Referring now to FIGS. 8-8a and 9-9a, two configurations of the lower part of the shell structure, for alternate use with the outwardly flared bail legs, are shown. The shell structure of FIGS. 8 and 8a conforms to that of previously mentioned U.S. Pat. No. 5,094,577. Bridge portion 46 which joins leaves 40 and 42 of each of shell halves 36 and 38, is recessed in area 68 which extends from the upper end of the bridge portion (i.e., the lower end of gap 44) to shell portions 70 on opposite sides of groove 72. Studs 48 and the portions of bail legs 14 and 16 which lie between ears 50 are located in recessed areas 68 of the shell halves. As seen in FIG. 8a, shell portions 70 lie beneath outwardly flared portions 28 and 30 of the bail legs, thereby providing a resistance to the inward deformation of the bail portions as the anchor is inserted into the bore hole.

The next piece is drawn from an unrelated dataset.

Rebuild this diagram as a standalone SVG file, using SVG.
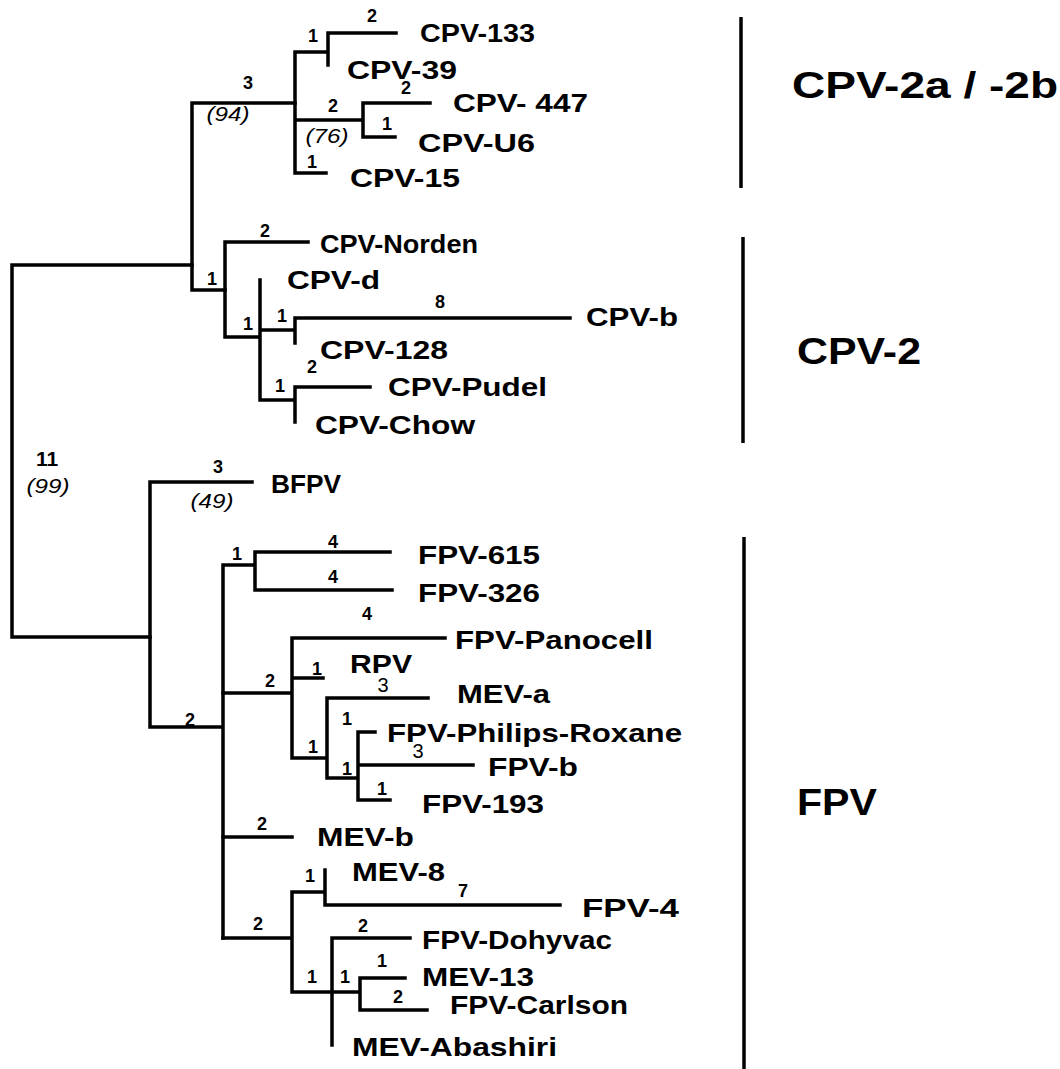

In the configuration of FIGS. 9 and 9a, wherein shell portions corresponding to those of FIGS. 8 and 8a are denoted by like reference numerals with a prime sign added, recessed area 68' of each shell half extends entirely from the upper to the lower end of bridge portion 46. That is, there are no portions 70, as in the FIG. 8-8a configuration. Therefore, when the anchor is inserted into the bore hole, the initially flared portions of the bail legs may be deflected into the lower parts of recessed areas 68'.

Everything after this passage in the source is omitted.